There are a number of possible reasons for this, most tied up with the methodology used: a request was sent "to a couple of hundred prominent writers, critics, editors and other literary sages, asking them to please identify 'the single best work of American fiction published in the last 25 years.'" In the accompanying essay, by A. O. Scott, he mentions that a number of people asked to submit refused to on various ideological grounds, and it's certainly possible that these people, the ones with strong ideological opinions about fiction, were the ones who might have voted for non-modernist works, so it's more of a bullet vote. (Certainly looking at the people who did submit votes it's easier to understand the results, but still not entirely, and there's a handful on there whose abscence from the actual list of "winners" is absolutely baffling--though maybe it's significant that I see a lot of geezers on there.) Scott also mentions the fact that there was a similar poll done for the period 1940-1965, so perhaps the preponderance of authors born in the prewar period is in some way a compensation for the lack of a similarly-constructed 60s and 70s canon.

But to be totally honest, the thing that struck me, and that still strikes me, is the omission of David Foster Wallace's Infinite Jest, which, according to Scott, received no votes whatsoever. Admittedly I'm a bit of a fan, but my impression was that there was a wide consensus that IJ is probably the most important novel of the 90s, both because it's making a clear effort to be a Big Important Book and because it actually succeeds. Certainly it's still cited as a major influence in all sorts of places, and I think it's impossible not to see Wallace's influence in the current crop of literary wunderkinds, i.e. The Jonathans. Scott observes that all the books on the list seem to be, at best, concerned with the present, but almost entirely concerned with the past, going as far to peg this as the dominant theme of the list. IJ, in contrast, is explicitly set in an imaginary near-future, and while it has things to say about the past and the present, its view is resolutely forward. That it's nowhere to be found on this list is very telling.
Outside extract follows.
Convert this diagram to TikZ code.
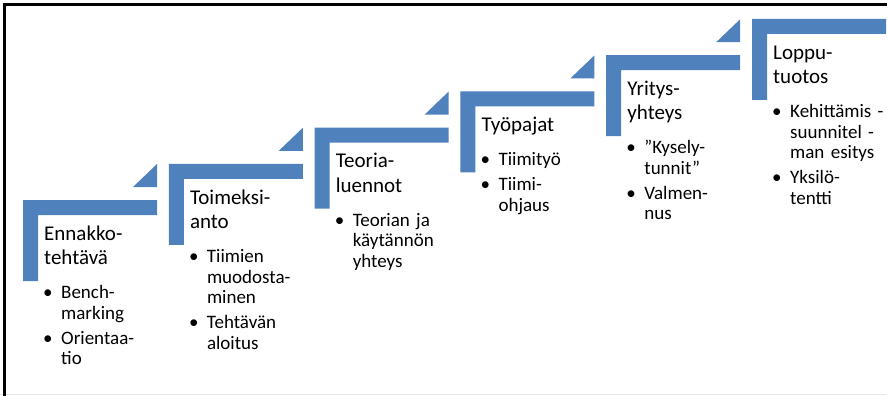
\documentclass[tikz,border=0pt]{standalone}
\usepackage{fontspec}
\setmainfont{Carlito}
\definecolor{stepblue}{HTML}{4F81BD}
\tikzset{
  stair/.style={fill=stepblue, draw=none},
  steptitle/.style={anchor=north west, inner sep=0pt, text width=130pt, align=left,
    font=\fontsize{21}{24.5}\selectfont},
  steplist/.style={anchor=north west, inner sep=0pt, text width=130pt, align=left,
    font=\fontsize{19}{20.5}\selectfont},
  frameline/.style={line width=2.5pt, black},
}
% bullet hanging to the left of an item
\newcommand{\bitem}{\leavevmode\llap{•\hspace{8.5pt}}}
% one stair: index, number of title lines, name, title, list
\newcommand{\stairstep}[5]{%
  \pgfmathsetmacro{\sx}{23+145.8*#1}%
  \pgfmathsetmacro{\sy}{200-36.2*#1}%
  \pgfmathsetmacro{\ly}{\sy+40+24.5*(#2-1)+34-14.35}%
  \fill[stair] (\sx,\sy) -- ++(134,0) -- ++(0,15) -- ++(-119,0) -- ++(0,66) -- ++(-15,0) -- cycle;
  \node[steptitle] (#3-title) at (\sx+21,\sy+22.85) {\strut #4};
  \node[steplist] (#3-list) at (\sx+38,\ly) {\strut #5};
}
% small rising wedge at the end of a stair
\newcommand{\stairwedge}[1]{%
  \pgfmathsetmacro{\sx}{23+145.8*#1}%
  \pgfmathsetmacro{\sy}{200-36.2*#1}%
  \fill[stair] (\sx+110,\sy-13) -- (\sx+134,\sy-13) -- (\sx+134,\sy-36) -- cycle;
}
\begin{document}
\begin{tikzpicture}[x=1pt, y=-1pt]
\useasboundingbox (0,0) rectangle (887,396);
\fill[white] (0,0) rectangle (887,396);

% frame
\draw[gray!20, line width=1.5pt] (0,394.5) -- (887,394.5);
\draw[frameline] (4.5,396) -- (4.5,4.3) -- (887,4.3);

% wedges
\foreach \k in {0,...,4} {\stairwedge{\k}}

% stairs
\stairstep{0}{2}{ennakko}{Ennakko-\\tehtävä}
  {\bitem Bench-\\marking\\[4.5pt]\bitem Orientaa-\\tio}
\stairstep{1}{2}{toimeksianto}{Toimeksi-\\anto}
  {\bitem Tiimien\\muodosta-\\minen\\[4.5pt]\bitem Tehtävän\\aloitus}
\stairstep{2}{2}{teoria}{Teoria-\\luennot}
  {\bitem Teorian ja\\käytännön\\yhteys}
\stairstep{3}{1}{tyopajat}{Työpajat}
  {\bitem Tiimityö\\[4.5pt]\bitem Tiimi-\\ohjaus}
\stairstep{4}{2}{yritys}{Yritys-\\yhteys}
  {\bitem ”Kysely-\\tunnit”\\[4.5pt]\bitem Valmen-\\nus}
\stairstep{5}{2}{lopputuotos}{Loppu-\\tuotos}
  {\bitem Kehittämis -\\suunnitel -\\man esitys\\[4.5pt]\bitem Yksilö-\\tentti}
\end{tikzpicture}
\end{document}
I've written before about being put off by fiction, and while I think I've dealt with that fairly well, this is a pretty good encapsulation of what makes me shy away: its inherent conservativism. Not politically, but artistically, fiction seems remarkably backward-looking, the most visible symbol of which is probably the visual style associated with being a fiction writer. If you are a serious fiction writer, you are supposed to look like you stepped out of a picture of the boho 50s, exhibiting a sort of stoic, working-class, grumpy masculinity. And the fiction you write should in some way reflect this. Sure, certain weird deviations might be the flavor of the day, but in the final analysis, quality fiction always came down to a solid, well-crafted narrative, with believable characters showing clear psychological motivation, all revolving around a thorough treatment of a real geographic location and some sort of central tragedy.
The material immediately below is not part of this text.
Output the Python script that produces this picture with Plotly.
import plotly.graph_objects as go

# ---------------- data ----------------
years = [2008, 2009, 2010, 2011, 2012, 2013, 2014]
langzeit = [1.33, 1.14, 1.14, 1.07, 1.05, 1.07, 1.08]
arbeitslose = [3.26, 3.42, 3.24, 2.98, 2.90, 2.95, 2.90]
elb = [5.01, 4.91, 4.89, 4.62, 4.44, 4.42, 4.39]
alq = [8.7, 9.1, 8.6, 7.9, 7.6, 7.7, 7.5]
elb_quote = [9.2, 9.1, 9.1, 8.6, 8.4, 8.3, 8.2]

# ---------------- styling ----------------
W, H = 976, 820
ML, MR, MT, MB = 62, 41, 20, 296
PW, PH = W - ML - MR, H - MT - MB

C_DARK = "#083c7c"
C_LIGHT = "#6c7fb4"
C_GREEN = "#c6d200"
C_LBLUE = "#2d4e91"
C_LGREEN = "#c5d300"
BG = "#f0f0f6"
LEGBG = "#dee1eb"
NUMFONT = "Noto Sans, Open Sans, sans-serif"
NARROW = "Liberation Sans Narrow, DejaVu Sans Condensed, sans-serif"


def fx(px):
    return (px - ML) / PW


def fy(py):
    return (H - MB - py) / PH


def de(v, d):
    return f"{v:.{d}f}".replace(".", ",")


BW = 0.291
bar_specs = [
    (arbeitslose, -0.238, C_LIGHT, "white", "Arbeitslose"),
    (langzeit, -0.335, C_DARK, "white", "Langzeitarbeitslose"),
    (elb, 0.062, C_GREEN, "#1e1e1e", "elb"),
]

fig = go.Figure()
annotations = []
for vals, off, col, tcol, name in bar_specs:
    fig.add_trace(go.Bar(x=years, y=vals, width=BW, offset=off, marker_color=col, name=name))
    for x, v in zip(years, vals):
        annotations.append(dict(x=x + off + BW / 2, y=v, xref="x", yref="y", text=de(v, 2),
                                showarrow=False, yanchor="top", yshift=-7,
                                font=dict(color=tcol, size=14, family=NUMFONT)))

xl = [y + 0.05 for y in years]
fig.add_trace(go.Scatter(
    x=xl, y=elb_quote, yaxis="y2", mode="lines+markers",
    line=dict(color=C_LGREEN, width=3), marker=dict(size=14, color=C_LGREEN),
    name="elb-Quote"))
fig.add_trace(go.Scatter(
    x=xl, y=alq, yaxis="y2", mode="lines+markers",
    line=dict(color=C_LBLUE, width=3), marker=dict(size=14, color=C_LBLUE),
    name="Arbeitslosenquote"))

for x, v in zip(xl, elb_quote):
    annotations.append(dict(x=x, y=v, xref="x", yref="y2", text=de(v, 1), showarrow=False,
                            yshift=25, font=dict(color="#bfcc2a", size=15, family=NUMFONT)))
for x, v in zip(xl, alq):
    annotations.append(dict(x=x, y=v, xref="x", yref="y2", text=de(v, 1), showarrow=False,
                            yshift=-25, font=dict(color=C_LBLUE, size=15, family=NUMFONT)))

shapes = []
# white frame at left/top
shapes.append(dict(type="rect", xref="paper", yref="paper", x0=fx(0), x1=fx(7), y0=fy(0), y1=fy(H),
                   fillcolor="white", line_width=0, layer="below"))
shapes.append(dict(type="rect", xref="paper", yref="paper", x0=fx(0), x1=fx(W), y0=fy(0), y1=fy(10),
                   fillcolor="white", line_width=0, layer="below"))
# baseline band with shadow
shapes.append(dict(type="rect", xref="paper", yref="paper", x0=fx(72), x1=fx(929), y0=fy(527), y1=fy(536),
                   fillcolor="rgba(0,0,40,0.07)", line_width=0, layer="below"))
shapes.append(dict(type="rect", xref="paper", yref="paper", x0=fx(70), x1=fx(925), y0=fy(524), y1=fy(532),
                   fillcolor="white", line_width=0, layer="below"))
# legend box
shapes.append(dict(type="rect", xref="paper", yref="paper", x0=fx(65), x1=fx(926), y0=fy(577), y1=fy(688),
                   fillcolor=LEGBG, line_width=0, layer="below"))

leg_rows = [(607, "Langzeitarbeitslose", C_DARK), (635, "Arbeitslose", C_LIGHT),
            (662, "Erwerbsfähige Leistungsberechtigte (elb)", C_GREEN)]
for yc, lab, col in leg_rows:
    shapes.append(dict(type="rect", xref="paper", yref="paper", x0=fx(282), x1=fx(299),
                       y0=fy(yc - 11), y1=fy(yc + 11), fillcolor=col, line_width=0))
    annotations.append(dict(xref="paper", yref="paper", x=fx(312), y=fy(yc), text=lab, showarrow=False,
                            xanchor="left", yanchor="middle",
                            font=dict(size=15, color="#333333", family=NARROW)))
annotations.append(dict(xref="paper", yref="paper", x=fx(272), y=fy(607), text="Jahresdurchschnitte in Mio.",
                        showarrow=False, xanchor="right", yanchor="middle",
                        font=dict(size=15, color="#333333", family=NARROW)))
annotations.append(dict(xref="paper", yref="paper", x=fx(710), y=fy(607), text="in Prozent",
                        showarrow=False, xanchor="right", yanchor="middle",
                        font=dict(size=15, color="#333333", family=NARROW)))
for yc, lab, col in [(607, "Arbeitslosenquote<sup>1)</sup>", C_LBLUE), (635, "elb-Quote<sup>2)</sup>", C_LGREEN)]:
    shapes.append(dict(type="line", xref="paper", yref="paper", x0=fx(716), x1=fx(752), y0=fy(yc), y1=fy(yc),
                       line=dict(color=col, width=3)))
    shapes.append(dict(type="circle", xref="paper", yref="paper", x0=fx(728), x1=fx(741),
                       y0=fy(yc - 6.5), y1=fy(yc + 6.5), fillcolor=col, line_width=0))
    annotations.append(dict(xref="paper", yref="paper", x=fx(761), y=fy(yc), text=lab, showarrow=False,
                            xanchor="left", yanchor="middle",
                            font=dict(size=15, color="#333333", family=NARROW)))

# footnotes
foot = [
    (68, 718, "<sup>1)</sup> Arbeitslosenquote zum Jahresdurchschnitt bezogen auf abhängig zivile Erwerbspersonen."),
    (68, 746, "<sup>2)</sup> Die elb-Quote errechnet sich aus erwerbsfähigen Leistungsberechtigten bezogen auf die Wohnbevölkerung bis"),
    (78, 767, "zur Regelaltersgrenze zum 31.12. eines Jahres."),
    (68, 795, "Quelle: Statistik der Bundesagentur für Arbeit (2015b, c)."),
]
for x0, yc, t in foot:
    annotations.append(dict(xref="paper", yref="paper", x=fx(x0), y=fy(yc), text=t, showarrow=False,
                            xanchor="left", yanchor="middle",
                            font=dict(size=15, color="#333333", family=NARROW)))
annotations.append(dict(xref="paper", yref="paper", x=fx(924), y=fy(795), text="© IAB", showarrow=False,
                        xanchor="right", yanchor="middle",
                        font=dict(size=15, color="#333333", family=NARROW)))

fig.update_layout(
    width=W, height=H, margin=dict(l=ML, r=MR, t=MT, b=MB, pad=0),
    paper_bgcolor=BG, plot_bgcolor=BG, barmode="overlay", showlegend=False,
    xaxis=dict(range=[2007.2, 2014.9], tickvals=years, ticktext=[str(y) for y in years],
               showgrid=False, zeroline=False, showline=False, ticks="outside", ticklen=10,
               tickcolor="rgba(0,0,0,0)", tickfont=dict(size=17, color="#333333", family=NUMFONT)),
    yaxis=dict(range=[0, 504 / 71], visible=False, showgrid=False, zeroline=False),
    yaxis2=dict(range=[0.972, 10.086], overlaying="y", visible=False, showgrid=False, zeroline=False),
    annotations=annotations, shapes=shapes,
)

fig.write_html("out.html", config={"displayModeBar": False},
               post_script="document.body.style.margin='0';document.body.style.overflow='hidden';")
This is modernism, and this is fine--there's lots of modernism I love. But as I say above, postmodernism has been around in America for 40 years, which should be more than enough time for it to be established as something worthy of canonization, and though Scott feels that Gravity's Rainbow would be a shoo-in for the 60s/70s canon, it's unclear if that would prove that pomo's moment passed or merely that fiction decided it had had its fun, but it was time to grow up and be responsible now that the 80s were here. (Certainly the row of author's pictures

The crazy thing is that it hadn't. It's possible that, as Scott says of Ann Beatty, postmodernism and its attendant literature "steadfastly refuses to try" to be part of a canon, but every new idea that announces itself as a revolution inevitably becomes the mainstream, and that's a good thing. Forget IJ for a moment--novels like Geek Love or Middle Passage or Motherless Brooklyn were good in no small part because they refused to do what they were expected to, and they're certainly better than any Philip Roth book I've ever read. (I might be more eager to read another tragicomic trawl through the aging male libido if I wasn't subjected to it on a daily basis.)
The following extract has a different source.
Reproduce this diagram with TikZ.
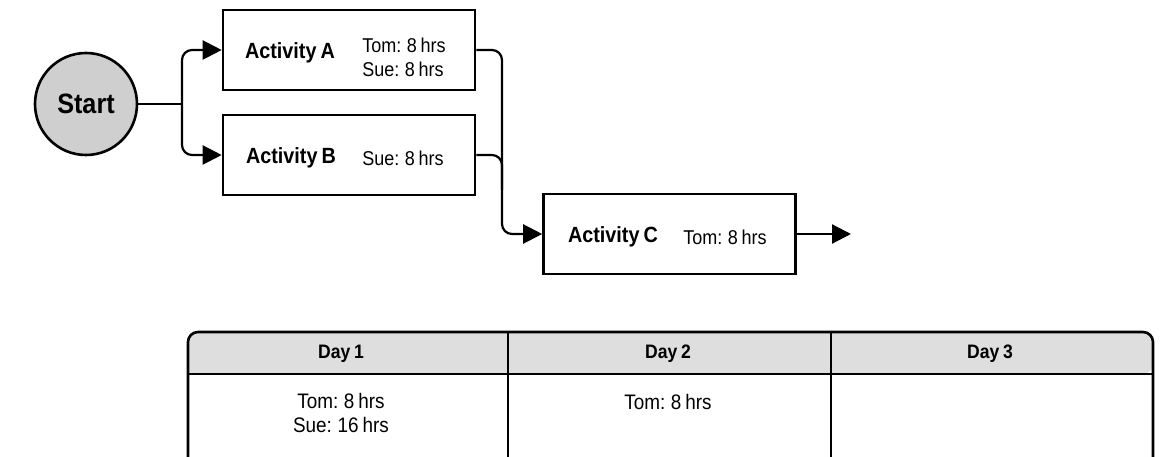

Maybe the fault lies with pomo, which presented itself, foolishly, as an insurrectionary movement, making fiction perhaps unwilling to integrate any useful lessons it could have, or making the canon's gatekeepers wary of anything smacking of its touches. But, once again, this shit isn't actually revolutionary anymore, and some of it is fairly widely accepted, so to refuse to acknowledge it even is almost the defintion of conservative, especially when your field looks remarkably similar, style and subject-wise, to the field from the 40s and 50s, except (arguably) not as good. Things building on the past are great, but it just seems foolish for there to be nothing that looks to the future. And, for that matter, it might very well indicate that pomo's children have themselves failed to integrate its lessons in any productive way.

I've said it before, and I'll say it again: criticism is literature, and this is one of the many reasons why. You'll find more acknowledgment of the forward-looking literature of the last 40 years in the year's best pieces of criticism than in this NYT list, and while that's pretty sad, it's also I think demonstrating why criticism has become literature: because literature itself is failing to evolve. There are steps it could be taking that it almost stubbornly isn't, and so that energy ends up emerging somewhere else. Criticism attempts to deal with the future and change the present, to think what could be and to gather together; fiction seems to want to wall itself off, and to join poetry in becoming mere craftsmanship. I know I'm wrong about all this--I've disowned this stance before, more or less--but goddamn does fiction make it hard not to be wrong sometimes.